It is getting to that time again when the subject of climate change and what needs to be done about it will be filling the headlines. This year’s United Nations Climate Change Conference is set to be held in Paris from November 30 to December 11.
To its credit, the maritime industry (through the work done by the IMO) has already put in place many measures to reduce greenhouse gas emissions. There is the Energy Efficiency Design Index (EEDI) for new ships, and the Ship Energy Efficiency Management Plan (SEEMP) for all ships.

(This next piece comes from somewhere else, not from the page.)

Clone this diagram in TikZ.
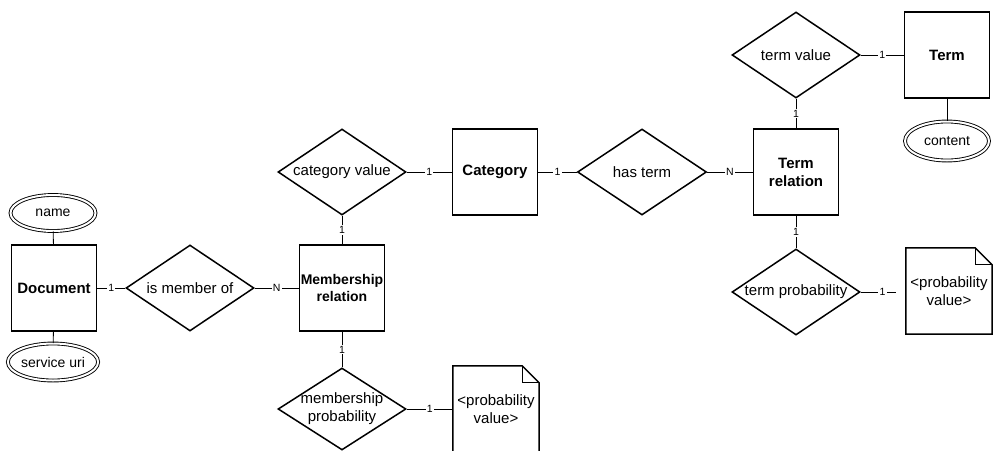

In fact the maritime industry is one of the few industries which that can hold up its hand and say that it has taken note of the concerns with regard to climate change, and has actually taken positive steps to do something about it.
Annex VI of the International Convention for the Prevention of Pollution from Ships (MARPOL 73/78) was first adopted back in 1997, and entered into force in May 2005. The Annex applies to all ships, although certification is dependent on the size and date of construction of the vessel. Ships of 400 gross tons and above which fly the flag of a state having ratified the Convention, or are engaged in international voyages to countries that have ratified the convention, are required to have an International Air Pollution Prevention Certificate (IAPP Certificate).
Various countries including the EU and its Member States have been ardent supporters of the IMO’s efforts to reduce emissions. EU regulation 2015/757 deals with the monitoring, reporting and verification (MRV) of carbon dioxide (CO2) emissions from maritime transport, and it entered into force on 1st July 2015. Its purpose is to standardize the way in which CO2 emissions are recorded, and applies to ships over 5,000 GT which undertake one or more voyages between, into, or out of EU ports.
The various requirements of the regulation are being introduced in stages. Ship monitoring plans will first need to be submitted for approval so that as of the 1st January 2018, a standard method of monitoring can be commenced. Annual emission reports will then have to be submitted, and the data collected will be made publicly available.
There are however, still outstanding issues to be resolved before this EU regulation is fully implemented. Who will be approved to verify monitoring plans, emission reports, and issue the documents of compliance has yet to be confirmed. It is most likely that many of the tasks will be given over to classification societies and accredited third party verifiers. However, flag states will no doubt be called upon to play their part too.
The European Commission’s initiative is also likely be used as a basis by the IMO as they continue their work on making the maritime industry more environmentally friendly, and to establish global standards. Hopefully, and as stated by the IMO Secretary General Koji Sekimizu; rather than being the politicians, it will be the shipping industry, and the IMO in particular, which is left to decide what the practical measures are that can be implemented within the industry to aid climate change.
This will likely mean further amendments to the MARPOL Convention, but that must surely be a more practical solution all-round, rather than to simply slap further taxation on an industry which plays such an important part in the economy of the world.